Set exercise →
Go through the data and copy every line exactly, but not the images.

Supplied data →
════

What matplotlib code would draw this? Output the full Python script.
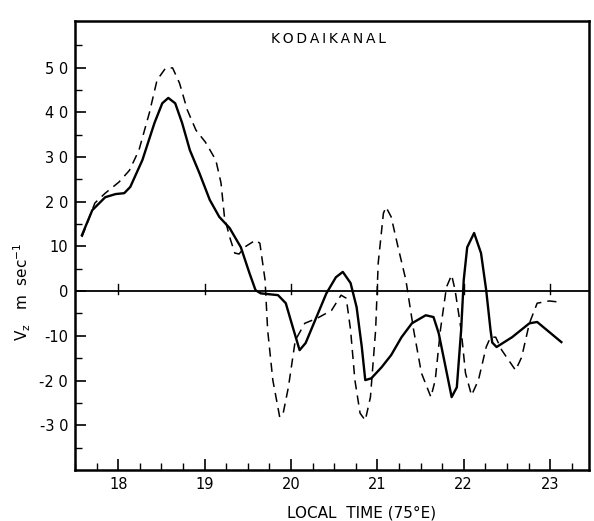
import matplotlib
matplotlib.use("Agg")
import matplotlib.pyplot as plt
from matplotlib.ticker import MultipleLocator, FixedLocator

# Solid curve (local time in hours, Vz in m/s)
solid_t = [17.58, 17.70, 17.85, 17.97, 18.07, 18.14, 18.28, 18.42, 18.51, 18.58,
           18.66, 18.74, 18.83, 18.94, 19.06, 19.17, 19.29, 19.42, 19.52, 19.59,
           19.65, 19.85, 19.94, 20.02, 20.10, 20.17, 20.28, 20.41, 20.52, 20.60,
           20.69, 20.76, 20.82, 20.86, 20.93, 21.05, 21.16, 21.28, 21.40, 21.56,
           21.65, 21.71, 21.79, 21.86, 21.92, 21.97, 22.00, 22.04, 22.12, 22.20,
           22.26, 22.31, 22.33, 22.38, 22.56, 22.76, 22.85, 23.13]
solid_v = [12.5, 18.1, 21.0, 21.7, 21.9, 23.3, 29.3, 37.6, 42.0, 43.2,
           42.0, 37.6, 31.5, 26.4, 20.4, 16.6, 14.1, 9.8, 4.0, 0.2,
           -0.5, -0.9, -2.7, -8.0, -13.2, -11.6, -6.5, -0.5, 3.1, 4.3,
           1.8, -3.6, -12.5, -19.9, -19.5, -17.0, -14.3, -10.3, -7.2, -5.4,
           -5.8, -9.4, -17.0, -23.7, -21.5, -8.7, 2.5, 9.8, 13.0, 8.5,
           0.2, -8.7, -11.5, -12.5, -10.3, -7.2, -6.9, -11.4]

# Dashed curve
dash_t = [17.58, 17.73, 17.85, 18.01, 18.13, 18.24, 18.36, 18.45, 18.55, 18.63,
          18.71, 18.80, 18.90, 19.01, 19.13, 19.19, 19.23, 19.29, 19.35, 19.40,
          19.46, 19.59, 19.64, 19.70, 19.73, 19.79, 19.87, 19.91, 19.97, 20.05,
          20.16, 20.31, 20.47, 20.58, 20.64, 20.69, 20.74, 20.80, 20.86, 20.92,
          20.98, 21.01, 21.07, 21.10, 21.16, 21.24, 21.33, 21.42, 21.51, 21.62,
          21.67, 21.73, 21.80, 21.86, 21.90, 21.97, 22.02, 22.09, 22.17, 22.26,
          22.31, 22.37, 22.44, 22.60, 22.67, 22.76, 22.85, 22.99, 23.13]
dash_v = [12.1, 19.7, 21.9, 24.4, 27.0, 31.5, 39.8, 47.2, 49.9, 49.9,
          46.5, 40.5, 36.0, 33.3, 29.3, 24.2, 16.6, 12.1, 8.5, 8.3,
          9.8, 11.4, 10.7, 2.5, -8.7, -19.9, -28.2, -27.3, -21.5, -11.0,
          -7.2, -6.0, -4.3, -0.9, -1.6, -8.7, -19.9, -27.3, -28.9, -23.7,
          -8.7, 6.3, 17.4, 18.8, 16.6, 9.8, 2.5, -8.7, -18.3, -23.7,
          -19.9, -8.7, 0.9, 3.6, 0.2, -8.7, -18.3, -23.3, -19.9, -12.5,
          -10.3, -10.3, -13.2, -17.7, -14.8, -7.2, -2.7, -2.2, -2.5]

y_ticks = [-30, -20, -10, 0, 10, 20, 30, 40, 50]
y_ticklabels = ["-3 0", "-2 0", "-10", "0", "10", "2 0", "3 0", "4 0", "5 0"]
y_minor = [-35, -25, -15, -5, 5, 15, 25, 35, 45, 55]
x_ticks = [18, 19, 20, 21, 22, 23]
x_ticklabels = ["18", "19", "20", "21", "22", "23"]

fig = plt.figure(figsize=(5.94, 5.21), dpi=100)
ax = fig.add_axes([75/594, 1-470/521, (589-75)/594, (470-21)/521])

ax.plot(solid_t, solid_v, color="black", lw=1.7, solid_joinstyle="round")
ax.plot(dash_t, dash_v, color="black", lw=1.1, dashes=(6, 4))

# zero line with small cross ticks at each hour
ax.axhline(0, color="black", lw=1.3)
for t in x_ticks:
    ax.plot([t, t], [-0.6, 1.6], color="black", lw=1.0)

ax.set_xlim(17.5, 23.45)
ax.set_ylim(-40, 60.4)
ax.set_xticks(x_ticks)
ax.set_xticklabels(x_ticklabels)
ax.set_yticks(y_ticks)
ax.set_yticklabels(y_ticklabels)
ax.xaxis.set_minor_locator(MultipleLocator(0.25))
ax.yaxis.set_minor_locator(FixedLocator(y_minor))
ax.tick_params(which="major", direction="in", length=8, width=1.2, labelsize=10.5, pad=5)
ax.tick_params(which="minor", direction="in", length=5, width=1.0)
for sp in ax.spines.values():
    sp.set_linewidth(1.8)

ax.text(20.44, 56.3, "K O D A I K A N A L".replace(" ", "\u2009"), ha="center", va="center",
        fontsize=10)
fig.text(362/594, 1-513/521, "LOCAL  TIME (75°E)", ha="center", va="center", fontsize=11)
fig.text(22/594, 1-292/521, r"$\mathsf{V_z}$   m  sec$^{-1}$", rotation=90,
         ha="center", va="center", fontsize=11)

fig.savefig("out.png", dpi=100)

════

Reply →
What matplotlib code would draw this? Output the full Python script.
import matplotlib
matplotlib.use("Agg")
import matplotlib.pyplot as plt
from matplotlib.ticker import MultipleLocator, FixedLocator

# Solid curve (local time in hours, Vz in m/s)
solid_t = [17.58, 17.70, 17.85, 17.97, 18.07, 18.14, 18.28, 18.42, 18.51, 18.58,
           18.66, 18.74, 18.83, 18.94, 19.06, 19.17, 19.29, 19.42, 19.52, 19.59,
           19.65, 19.85, 19.94, 20.02, 20.10, 20.17, 20.28, 20.41, 20.52, 20.60,
           20.69, 20.76, 20.82, 20.86, 20.93, 21.05, 21.16, 21.28, 21.40, 21.56,
           21.65, 21.71, 21.79, 21.86, 21.92, 21.97, 22.00, 22.04, 22.12, 22.20,
           22.26, 22.31, 22.33, 22.38, 22.56, 22.76, 22.85, 23.13]
solid_v = [12.5, 18.1, 21.0, 21.7, 21.9, 23.3, 29.3, 37.6, 42.0, 43.2,
           42.0, 37.6, 31.5, 26.4, 20.4, 16.6, 14.1, 9.8, 4.0, 0.2,
           -0.5, -0.9, -2.7, -8.0, -13.2, -11.6, -6.5, -0.5, 3.1, 4.3,
           1.8, -3.6, -12.5, -19.9, -19.5, -17.0, -14.3, -10.3, -7.2, -5.4,
           -5.8, -9.4, -17.0, -23.7, -21.5, -8.7, 2.5, 9.8, 13.0, 8.5,
           0.2, -8.7, -11.5, -12.5, -10.3, -7.2, -6.9, -11.4]

# Dashed curve
dash_t = [17.58, 17.73, 17.85, 18.01, 18.13, 18.24, 18.36, 18.45, 18.55, 18.63,
          18.71, 18.80, 18.90, 19.01, 19.13, 19.19, 19.23, 19.29, 19.35, 19.40,
          19.46, 19.59, 19.64, 19.70, 19.73, 19.79, 19.87, 19.91, 19.97, 20.05,
          20.16, 20.31, 20.47, 20.58, 20.64, 20.69, 20.74, 20.80, 20.86, 20.92,
          20.98, 21.01, 21.07, 21.10, 21.16, 21.24, 21.33, 21.42, 21.51, 21.62,
          21.67, 21.73, 21.80, 21.86, 21.90, 21.97, 22.02, 22.09, 22.17, 22.26,
          22.31, 22.37, 22.44, 22.60, 22.67, 22.76, 22.85, 22.99, 23.13]
dash_v = [12.1, 19.7, 21.9, 24.4, 27.0, 31.5, 39.8, 47.2, 49.9, 49.9,
          46.5, 40.5, 36.0, 33.3, 29.3, 24.2, 16.6, 12.1, 8.5, 8.3,
          9.8, 11.4, 10.7, 2.5, -8.7, -19.9, -28.2, -27.3, -21.5, -11.0,
          -7.2, -6.0, -4.3, -0.9, -1.6, -8.7, -19.9, -27.3, -28.9, -23.7,
          -8.7, 6.3, 17.4, 18.8, 16.6, 9.8, 2.5, -8.7, -18.3, -23.7,
          -19.9, -8.7, 0.9, 3.6, 0.2, -8.7, -18.3, -23.3, -19.9, -12.5,
          -10.3, -10.3, -13.2, -17.7, -14.8, -7.2, -2.7, -2.2, -2.5]

y_ticks = [-30, -20, -10, 0, 10, 20, 30, 40, 50]
y_ticklabels = ["-3 0", "-2 0", "-10", "0", "10", "2 0", "3 0", "4 0", "5 0"]
y_minor = [-35, -25, -15, -5, 5, 15, 25, 35, 45, 55]
x_ticks = [18, 19, 20, 21, 22, 23]
x_ticklabels = ["18", "19", "20", "21", "22", "23"]

fig = plt.figure(figsize=(5.94, 5.21), dpi=100)
ax = fig.add_axes([75/594, 1-470/521, (589-75)/594, (470-21)/521])

ax.plot(solid_t, solid_v, color="black", lw=1.7, solid_joinstyle="round")
ax.plot(dash_t, dash_v, color="black", lw=1.1, dashes=(6, 4))

# zero line with small cross ticks at each hour
ax.axhline(0, color="black", lw=1.3)
for t in x_ticks:
    ax.plot([t, t], [-0.6, 1.6], color="black", lw=1.0)

ax.set_xlim(17.5, 23.45)
ax.set_ylim(-40, 60.4)
ax.set_xticks(x_ticks)
ax.set_xticklabels(x_ticklabels)
ax.set_yticks(y_ticks)
ax.set_yticklabels(y_ticklabels)
ax.xaxis.set_minor_locator(MultipleLocator(0.25))
ax.yaxis.set_minor_locator(FixedLocator(y_minor))
ax.tick_params(which="major", direction="in", length=8, width=1.2, labelsize=10.5, pad=5)
ax.tick_params(which="minor", direction="in", length=5, width=1.0)
for sp in ax.spines.values():
    sp.set_linewidth(1.8)

ax.text(20.44, 56.3, "K O D A I K A N A L".replace(" ", "\u2009"), ha="center", va="center",
        fontsize=10)
fig.text(362/594, 1-513/521, "LOCAL  TIME (75°E)", ha="center", va="center", fontsize=11)
fig.text(22/594, 1-292/521, r"$\mathsf{V_z}$   m  sec$^{-1}$", rotation=90,
         ha="center", va="center", fontsize=11)

fig.savefig("out.png", dpi=100)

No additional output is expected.